If you can use the output of the analysis without further development, you can view the data analysis as the project itself and use an agile methodology. There is a fourth type of data analytics.
4) Machine learning takes an entirely different approach.
A simple example used to explain machine learning goes like this: You want to teach a computer to recognize a cat. Using a traditional method, you would decompose the attributes of “cat” until you had captured them all, then you would write a software program that instructed the computer to check for those before determining if it was “looking” at a cat. The problem with this method is that there are many varieties of “cat”, and it would be almost impossible to differentiate between “cat” and “raccoon”.
The machine learning approach would be to develop an algorithm and then “show” the computer hundreds of thousands of pictures, identifying those that represented a cat until the algorithm “learns” what a cat looks like! The algorithm “teaches” itself what a cat looks like, however exactly how it did so is not known, just the output. This is referred to as a “black box” because you have lost traceability between the requirements that listed the attributes of "cat" and the actual identification of the cat.
From a project management perspective, this can be a problem for certain industries (think law enforcement) where there must be a reason to target an individual, and the reason can’t be “we don’t know, the machine told us to!” In instances like this, there must be traceability. Machine learning tools should be used as indicators, and the actual decision to proceed should be validated and augmented by SME’s. In this example, the SME makes the actual decision based on their expertise in analyzing the output.
The increasing use of big data, data analytics and machine learning make it even more important that the project manager has a clear understanding of the purpose of the project, the environment it will be deployed in and the environment that the project is being developed in.

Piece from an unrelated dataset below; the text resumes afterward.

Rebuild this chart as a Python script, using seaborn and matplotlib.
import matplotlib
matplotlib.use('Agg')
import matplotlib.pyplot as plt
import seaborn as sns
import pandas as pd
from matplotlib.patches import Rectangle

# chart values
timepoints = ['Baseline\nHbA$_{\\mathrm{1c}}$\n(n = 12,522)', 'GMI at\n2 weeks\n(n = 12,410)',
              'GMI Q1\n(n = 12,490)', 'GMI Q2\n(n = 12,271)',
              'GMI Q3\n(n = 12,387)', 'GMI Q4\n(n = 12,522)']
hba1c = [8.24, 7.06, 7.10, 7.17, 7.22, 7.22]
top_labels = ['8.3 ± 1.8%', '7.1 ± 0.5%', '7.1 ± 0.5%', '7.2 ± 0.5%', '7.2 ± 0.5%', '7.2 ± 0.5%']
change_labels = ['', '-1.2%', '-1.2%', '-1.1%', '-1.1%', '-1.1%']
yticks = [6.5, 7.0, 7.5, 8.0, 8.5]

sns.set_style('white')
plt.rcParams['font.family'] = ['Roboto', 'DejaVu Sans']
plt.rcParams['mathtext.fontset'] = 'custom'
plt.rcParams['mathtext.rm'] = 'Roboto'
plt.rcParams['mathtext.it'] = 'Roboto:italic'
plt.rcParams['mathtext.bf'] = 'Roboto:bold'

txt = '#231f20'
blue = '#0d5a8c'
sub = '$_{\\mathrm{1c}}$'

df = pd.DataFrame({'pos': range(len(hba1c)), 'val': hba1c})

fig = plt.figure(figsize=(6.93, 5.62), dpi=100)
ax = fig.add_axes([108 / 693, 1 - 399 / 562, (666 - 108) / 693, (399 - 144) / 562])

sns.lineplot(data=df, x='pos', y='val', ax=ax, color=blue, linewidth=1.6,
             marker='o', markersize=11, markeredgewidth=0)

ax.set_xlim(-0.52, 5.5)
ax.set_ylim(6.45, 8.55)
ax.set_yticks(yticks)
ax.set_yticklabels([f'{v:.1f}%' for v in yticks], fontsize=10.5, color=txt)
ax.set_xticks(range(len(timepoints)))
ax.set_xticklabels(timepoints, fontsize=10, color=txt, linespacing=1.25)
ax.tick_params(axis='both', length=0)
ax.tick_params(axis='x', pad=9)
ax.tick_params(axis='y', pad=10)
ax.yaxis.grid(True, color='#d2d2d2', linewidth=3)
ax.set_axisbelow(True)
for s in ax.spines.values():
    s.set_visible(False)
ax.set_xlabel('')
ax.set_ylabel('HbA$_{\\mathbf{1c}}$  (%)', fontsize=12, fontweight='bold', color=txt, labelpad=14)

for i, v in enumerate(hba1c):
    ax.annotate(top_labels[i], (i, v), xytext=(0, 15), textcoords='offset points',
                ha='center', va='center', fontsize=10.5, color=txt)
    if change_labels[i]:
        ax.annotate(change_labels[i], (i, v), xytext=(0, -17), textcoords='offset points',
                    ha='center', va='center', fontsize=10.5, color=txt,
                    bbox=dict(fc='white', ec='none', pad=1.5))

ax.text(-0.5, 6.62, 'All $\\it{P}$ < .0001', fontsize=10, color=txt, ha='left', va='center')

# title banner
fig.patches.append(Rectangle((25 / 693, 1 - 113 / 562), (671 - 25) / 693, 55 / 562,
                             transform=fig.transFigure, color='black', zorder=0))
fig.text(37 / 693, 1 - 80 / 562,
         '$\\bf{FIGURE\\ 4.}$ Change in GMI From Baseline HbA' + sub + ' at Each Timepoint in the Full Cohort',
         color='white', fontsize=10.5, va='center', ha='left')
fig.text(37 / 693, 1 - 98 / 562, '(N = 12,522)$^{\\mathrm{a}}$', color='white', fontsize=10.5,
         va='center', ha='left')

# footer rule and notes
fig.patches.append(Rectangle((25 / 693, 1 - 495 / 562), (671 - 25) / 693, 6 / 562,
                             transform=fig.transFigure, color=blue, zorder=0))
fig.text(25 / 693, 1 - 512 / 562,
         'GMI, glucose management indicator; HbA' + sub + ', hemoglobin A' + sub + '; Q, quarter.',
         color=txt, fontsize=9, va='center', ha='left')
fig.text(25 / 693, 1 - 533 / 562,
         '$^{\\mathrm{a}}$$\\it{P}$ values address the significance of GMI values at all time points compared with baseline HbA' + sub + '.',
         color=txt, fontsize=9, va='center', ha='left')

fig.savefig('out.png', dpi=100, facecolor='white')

I have an overseas trip coming up, and I am required to take the airline that my organization has negotiated the “best” rates. I love when we pick a new contract carrier because I suddenly go from concierge lounge access and upgrades to steerage class seats. I also noticed that a lot of the airlines “code share” for intercontinental flights, however you can’t get your seat assignment until 36 hours before the flight leaves! How is it possible that with todays technology I can’t log on and get a seat assignment? As technology gets better, large businesses should focus on the day to day customer experience. Come on, this is ridiculous!